Chukar, Chukker, Chukar Partridge, Red Legged Partridge
Alectoris chukar, more commonly known simply as chukar, is in the Phasianidae or pheasant family. The birds are originally native to southern Eurasia, and are the national bird of Pakistan. The name Chukar comes from the Urdu, Chakhoor. In Indian mythology the Chukar is believed to be in love with the moon and thought to be constantly looking at it.
Adult Chukars have a roundish body and are approximately 12 – 15 inches in length. The Chukar's throat and neck are white. The top of its head, breast and back are gray or chestnut colored. The birds have a thin red line immediately around their eyes, a red beak and red legs. Chukar appear to be wearing a black necklace enclosing a white neck and throat. The necklace extends up to form what looks like a bandit's mask across the birds' brow.
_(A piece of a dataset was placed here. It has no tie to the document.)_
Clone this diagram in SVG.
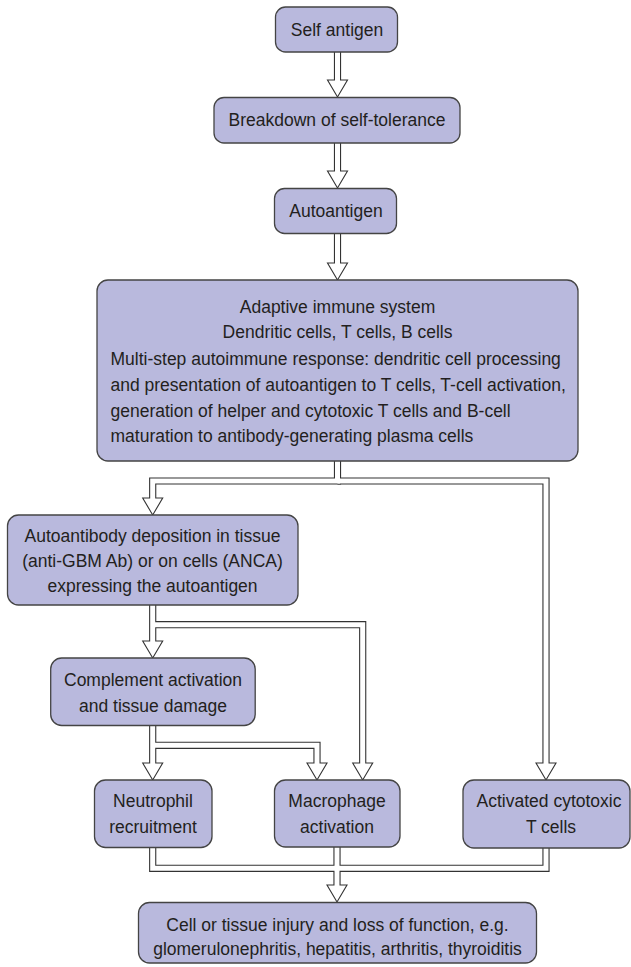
<svg xmlns="http://www.w3.org/2000/svg" width="631" height="967" viewBox="0 0 631 967">
<style>
.box{fill:#b9b9dd;stroke:#444;stroke-width:1.3}
.t{font-family:"Liberation Sans",Arial,sans-serif;font-size:17.5px;fill:#231f20}
.c{text-anchor:middle}
.od{fill:none;stroke:#333;stroke-width:7.2;stroke-linejoin:miter}
.iw{fill:none;stroke:#fff;stroke-width:5}
.hd{fill:#fff;stroke:#333;stroke-width:1.1;stroke-linejoin:miter}
</style>
<rect width="631" height="967" fill="#fff"/>
<g id="connectors">
<g id="outer">
<path class="od" d="M337.5,52V80"/>
<path class="od" d="M337.5,143V171"/>
<path class="od" d="M337.5,233V263"/>
<path class="od" d="M337.5,461V481H152.7V498"/>
<path class="od" d="M337.5,481H546V763"/>
<path class="od" d="M152.7,605V641"/>
<path class="od" d="M152.7,624.7H362.7V763"/>
<path class="od" d="M152.7,725V763"/>
<path class="od" d="M152.7,745.3H317V763"/>
<path class="od" d="M152.7,847V868.3H546V848"/>
<path class="od" d="M337,847V885"/>
</g>
<g id="heads">
<polygon class="hd" points="327.5,80 347.5,80 337.5,97"/>
<polygon class="hd" points="327.5,171 347.5,171 337.5,188"/>
<polygon class="hd" points="327.5,263 347.5,263 337.5,280"/>
<polygon class="hd" points="142.7,498 162.7,498 152.7,515"/>
<polygon class="hd" points="536,763 556,763 546,780"/>
<polygon class="hd" points="142.7,641 162.7,641 152.7,658"/>
<polygon class="hd" points="352.7,763 372.7,763 362.7,780"/>
<polygon class="hd" points="142.7,763 162.7,763 152.7,780"/>
<polygon class="hd" points="307,763 327,763 317,780"/>
<polygon class="hd" points="327,885 347,885 337,902"/>
</g>
<g id="inner">
<path class="iw" d="M337.5,52V81"/>
<path class="iw" d="M337.5,143V172"/>
<path class="iw" d="M337.5,233V264"/>
<path class="iw" d="M337.5,461V481H152.7V499"/>
<path class="iw" d="M337.5,481H546V764"/>
<path class="iw" d="M152.7,605V642"/>
<path class="iw" d="M152.7,624.7H362.7V764"/>
<path class="iw" d="M152.7,725V764"/>
<path class="iw" d="M152.7,745.3H317V764"/>
<path class="iw" d="M152.7,847V868.3H546V848"/>
<path class="iw" d="M337,847V886"/>
</g>
</g>
<g id="self-antigen">
<rect class="box" x="275.5" y="7" width="122" height="45" rx="10"/>
<text class="t c" x="337" y="36">Self antigen</text>
</g>
<g id="breakdown">
<rect class="box" x="214" y="97.5" width="246" height="45.5" rx="10"/>
<text class="t c" x="337" y="126">Breakdown of self-tolerance</text>
</g>
<g id="autoantigen">
<rect class="box" x="274.5" y="188.5" width="122" height="45" rx="10"/>
<text class="t c" x="336" y="217">Autoantigen</text>
</g>
<g id="adaptive">
<rect class="box" x="97" y="280" width="481" height="181" rx="11"/>
<text class="t c" x="337.5" y="312.5">Adaptive immune system</text>
<text class="t c" x="337.5" y="337.5">Dendritic cells, T cells, B cells</text>
<text class="t" x="110.5" y="364.5">Multi-step autoimmune response: dendritic cell processing</text>
<text class="t" x="110.5" y="390.5">and presentation of autoantigen to T cells, T-cell activation,</text>
<text class="t" x="110.5" y="416.5">generation of helper and cytotoxic T cells and B-cell</text>
<text class="t" x="110.5" y="441.5">maturation to antibody-generating plasma cells</text>
</g>
<g id="autoantibody">
<rect class="box" x="7.5" y="515" width="290.5" height="90" rx="11"/>
<text class="t c" x="152.5" y="541.5">Autoantibody deposition in tissue</text>
<text class="t c" x="152.5" y="566.5">(anti-GBM Ab) or on cells (ANCA)</text>
<text class="t c" x="152.5" y="591.5">expressing the autoantigen</text>
</g>
<g id="complement">
<rect class="box" x="50.7" y="658" width="204.5" height="67.5" rx="11"/>
<text class="t c" x="153" y="686">Complement activation</text>
<text class="t c" x="153" y="711.5">and tissue damage</text>
</g>
<g id="neutrophil">
<rect class="box" x="94.5" y="780" width="117.5" height="67.5" rx="11"/>
<text class="t c" x="153" y="807">Neutrophil</text>
<text class="t c" x="153" y="832.5">recruitment</text>
</g>
<g id="macrophage">
<rect class="box" x="274.5" y="780" width="125.5" height="67" rx="11"/>
<text class="t c" x="337" y="807">Macrophage</text>
<text class="t c" x="337" y="832.5">activation</text>
</g>
<g id="cytotoxic">
<rect class="box" x="463" y="780" width="167" height="68" rx="11"/>
<text class="t c" x="549" y="807">Activated cytotoxic</text>
<text class="t c" x="551" y="832.5">T cells</text>
</g>
<g id="injury">
<rect class="box" x="138.5" y="902.5" width="398" height="60.5" rx="11"/>
<text class="t c" x="337.5" y="930.5">Cell or tissue injury and loss of function, e.g.</text>
<text class="t c" x="337.5" y="955">glomerulonephritis, hepatitis, arthritis, thyroiditis</text>
</g>
</svg>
Chukars are believed to have been first introduced to the Hawaiian Islands as game birds in the early part of the 20th Century. The first officially sanctioned hunting season for the Chukar in the Hawaiian Islands was in 1952. Chukars are commonly spotted on the slopes of Maunakea, near the Visitor Information Station, and sometimes even as high as the 13,796' summit of the mountain. While some scientists believe that the Chukar may be a carrier of various avian diseases that could contribute to the decline of native bird species in the Islands, other researchers argue that the Chukar fills an important ecological niche once occupied by now extinct species of native ground birds. It is believed that Chukars perform an essential function of disseminating seeds of certain native species of plants, and for this reason may be helping to restore native ecosystems in Hawai'i.